◆ **What you are asked to do**: Please, without the pictures, retype exactly the lines from the start of the material through the line that holds "const FRAME = '#9a9a9a';".

--- Start Provided material ---

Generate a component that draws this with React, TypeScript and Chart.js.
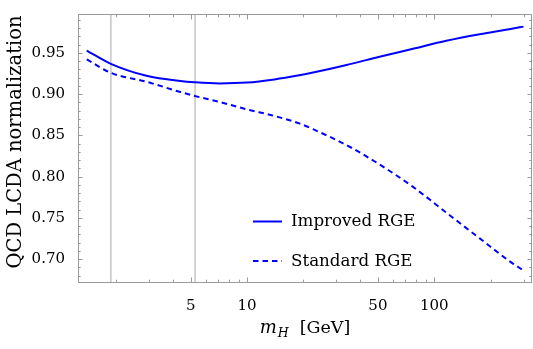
import React, { useEffect, useRef } from 'react';
import { Chart, registerables } from 'chart.js';

Chart.register(...registerables);

// ---- data ----
const mH = [1.39, 1.87, 2.9, 4.4, 5.25, 7.1, 10, 14, 19, 22.5, 34, 51, 77, 116, 175, 260, 300];
const improvedRGE = [0.9527, 0.9367, 0.9222, 0.9158, 0.9143, 0.913, 0.914, 0.9178, 0.9228, 0.9261, 0.9353, 0.9453, 0.955, 0.9647, 0.9726, 0.9792, 0.9818];
const standardRGE = [0.9422, 0.9258, 0.915, 0.9025, 0.8978, 0.8905, 0.8815, 0.8735, 0.8645, 0.8575, 0.8382, 0.8148, 0.7876, 0.7564, 0.7252, 0.6955, 0.6863];
const seriesLabels = ['Improved RGE', 'Standard RGE'];
const thresholds = [1.87, 5.27];
const xLabelTicks = [5, 10, 50, 100];
const xMinorTicks = [2, 3, 4, 6, 7, 8, 9, 20, 30, 40, 60, 70, 80, 90, 200, 300];
const yLabelTicks = [0.7, 0.75, 0.8, 0.85, 0.9, 0.95];
const yMinorTicks = [0.68, 0.69, 0.71, 0.72, 0.73, 0.74, 0.76, 0.77, 0.78, 0.79, 0.81, 0.82, 0.83, 0.84, 0.86, 0.87, 0.88, 0.89, 0.91, 0.92, 0.93, 0.94, 0.96, 0.97, 0.98, 0.99];
const xRange = [1.248, 333];
const yRange = [0.6711, 0.9971];

const BLUE = 'rgb(0,0,255)';
const FAMILY = '"DejaVu Serif", serif';
const FRAME = '#9a9a9a';

const decor = {
  id: 'decor',
  beforeDatasetsDraw(chart: any) {
    const { ctx, chartArea, scales } = chart;
    ctx.save();
    ctx.strokeStyle = '#c8c8c8';
    ctx.lineWidth = 1.6;
    thresholds.forEach((t) => {
      const px = scales.x.getPixelForValue(t);
      ctx.beginPath();
      ctx.moveTo(px, chartArea.top);
      ctx.lineTo(px, chartArea.bottom);
      ctx.stroke();
    });
    ctx.restore();
  },
  afterDraw(chart: any) {
    const { ctx, chartArea, scales } = chart;
    const { left, right, top, bottom } = chartArea;
    ctx.save();
    // frame
    ctx.strokeStyle = FRAME;
    ctx.lineWidth = 1;
    ctx.strokeRect(left + 0.5, top + 0.5, right - left - 1, bottom - top - 1);
    // x ticks (bottom + top, inward)
    const xt = (v: number, len: number) => {
      const px = Math.round(scales.x.getPixelForValue(v)) + 0.5;
      ctx.beginPath();
      ctx.moveTo(px, bottom);
      ctx.lineTo(px, bottom - len);
      ctx.moveTo(px, top);
      ctx.lineTo(px, top + len);
      ctx.stroke();
    };
    xLabelTicks.forEach((v) => xt(v, 5.5));
    xMinorTicks.forEach((v) => xt(v, 3.3));
    const yt = (v: number, len: number) => {
      const py = Math.round(scales.y.getPixelForValue(v)) + 0.5;
      ctx.beginPath();
      ctx.moveTo(left, py);
      ctx.lineTo(left + len, py);
      ctx.moveTo(right, py);
      ctx.lineTo(right - len, py);
      ctx.stroke();
    };
    yLabelTicks.forEach((v) => yt(v, 4.5));
    yMinorTicks.forEach((v) => yt(v, 2.7));

    // legend
    const rows = [226, 265.6];
    chart.data.datasets.forEach((ds: any, i: number) => {
      const base = rows[i];
      ctx.strokeStyle = ds.borderColor;
      ctx.lineWidth = 2;
      ctx.setLineDash(ds.borderDash || []);
      ctx.beginPath();
      ctx.moveTo(253, base - 4.5);
      ctx.lineTo(282, base - 4.5);
      ctx.stroke();
      ctx.setLineDash([]);
      ctx.fillStyle = '#000';
      ctx.font = `16.7px ${FAMILY}`;
      ctx.textAlign = 'left';
      ctx.textBaseline = 'alphabetic';
      ctx.fillText(ds.label, 291, base);
    });

    // y title
    ctx.save();
    ctx.translate(21, 142);
    ctx.rotate(-Math.PI / 2);
    ctx.font = `19.5px ${FAMILY}`;
    ctx.fillStyle = '#000';
    ctx.textAlign = 'center';
    ctx.textBaseline = 'alphabetic';
    ctx.fillText('QCD LCDA normalization', 0, 0);
    ctx.restore();

    // x title: m_H [GeV]
    const base = 333;
    const fM = `italic 18px ${FAMILY}`;
    const fH = `italic 12.5px ${FAMILY}`;
    const fG = `17.5px ${FAMILY}`;
    ctx.font = fM;
    const mW = ctx.measureText('m').width;
    ctx.font = fH;
    const hW = ctx.measureText('H').width;
    ctx.font = fG;
    const gW = ctx.measureText('[GeV]').width;
    const gap = 11;
    const total = mW + hW + 1 + gap + gW;
    let x0 = (left + right) / 2 - total / 2;
    ctx.fillStyle = '#000';
    ctx.textAlign = 'left';
    ctx.textBaseline = 'alphabetic';
    ctx.font = fM;
    ctx.fillText('m', x0, base);
    x0 += mW + 1;
    ctx.font = fH;
    ctx.fillText('H', x0, base + 4);
    x0 += hW + gap;
    ctx.font = fG;
    ctx.fillText('[GeV]', x0, base);
    ctx.restore();
  },
};

export default function App() {
  const ref = useRef<HTMLCanvasElement | null>(null);
  useEffect(() => {
    if (!ref.current) return;
    const chart = new Chart(ref.current, {
      type: 'line',
      data: {
        datasets: [
          {
            label: seriesLabels[0],
            data: mH.map((x, i) => ({ x, y: improvedRGE[i] })),
            borderColor: BLUE,
            borderWidth: 2,
            borderDash: [],
            pointRadius: 0,
            fill: false,
            cubicInterpolationMode: 'monotone',
          },
          {
            label: seriesLabels[1],
            data: mH.map((x, i) => ({ x, y: standardRGE[i] })),
            borderColor: BLUE,
            borderWidth: 2,
            borderDash: [5.5, 4],
            pointRadius: 0,
            fill: false,
            cubicInterpolationMode: 'monotone',
          },
        ],
      },
      options: {
        animation: false,
        responsive: true,
        maintainAspectRatio: false,
        layout: { padding: { top: 4, right: 1, left: 0, bottom: 0 } },
        plugins: { legend: { display: false }, tooltip: { enabled: false } },
        scales: {
          x: {
            type: 'logarithmic',
            min: xRange[0],
            max: xRange[1],
            grid: { display: false },
            border: { display: false },
            afterBuildTicks: (s: any) => {
              s.ticks = xLabelTicks.map((v) => ({ value: v }));
            },
            afterFit: (s: any) => {
              s.height = 66;
            },
            ticks: {
              autoSkip: false,
              maxRotation: 0,
              minRotation: 0,
              padding: 6,
              color: '#000',
              font: { family: FAMILY, size: 15 },
              callback: (v: any) => String(v),
            },
          },
          y: {
            type: 'linear',
            min: yRange[0],
            max: yRange[1],
            grid: { display: false },
            border: { display: false },
            afterBuildTicks: (s: any) => {
              s.ticks = yLabelTicks.map((v) => ({ value: v }));
            },
            afterFit: (s: any) => {
              s.width = 78;
            },
            ticks: {
              padding: 5,
              color: '#000',
              font: { family: FAMILY, size: 15 },
              callback: (v: any) => Number(v).toFixed(2),
            },
          },
        },
      },
      plugins: [decor],
    } as any);
    return () => chart.destroy();
  }, []);
  return (
    <div style={{ position: 'fixed', left: 0, top: 0, width: '533px', height: '349px', background: '#fff' }}>
      <canvas ref={ref} />
    </div>
  );
}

--- End Provided material ---

◆ **Solution for this exercise**:
Generate a component that draws this with React, TypeScript and Chart.js.
import React, { useEffect, useRef } from 'react';
import { Chart, registerables } from 'chart.js';

Chart.register(...registerables);

// ---- data ----
const mH = [1.39, 1.87, 2.9, 4.4, 5.25, 7.1, 10, 14, 19, 22.5, 34, 51, 77, 116, 175, 260, 300];
const improvedRGE = [0.9527, 0.9367, 0.9222, 0.9158, 0.9143, 0.913, 0.914, 0.9178, 0.9228, 0.9261, 0.9353, 0.9453, 0.955, 0.9647, 0.9726, 0.9792, 0.9818];
const standardRGE = [0.9422, 0.9258, 0.915, 0.9025, 0.8978, 0.8905, 0.8815, 0.8735, 0.8645, 0.8575, 0.8382, 0.8148, 0.7876, 0.7564, 0.7252, 0.6955, 0.6863];
const seriesLabels = ['Improved RGE', 'Standard RGE'];
const thresholds = [1.87, 5.27];
const xLabelTicks = [5, 10, 50, 100];
const xMinorTicks = [2, 3, 4, 6, 7, 8, 9, 20, 30, 40, 60, 70, 80, 90, 200, 300];
const yLabelTicks = [0.7, 0.75, 0.8, 0.85, 0.9, 0.95];
const yMinorTicks = [0.68, 0.69, 0.71, 0.72, 0.73, 0.74, 0.76, 0.77, 0.78, 0.79, 0.81, 0.82, 0.83, 0.84, 0.86, 0.87, 0.88, 0.89, 0.91, 0.92, 0.93, 0.94, 0.96, 0.97, 0.98, 0.99];
const xRange = [1.248, 333];
const yRange = [0.6711, 0.9971];

const BLUE = 'rgb(0,0,255)';
const FAMILY = '"DejaVu Serif", serif';
const FRAME = '#9a9a9a';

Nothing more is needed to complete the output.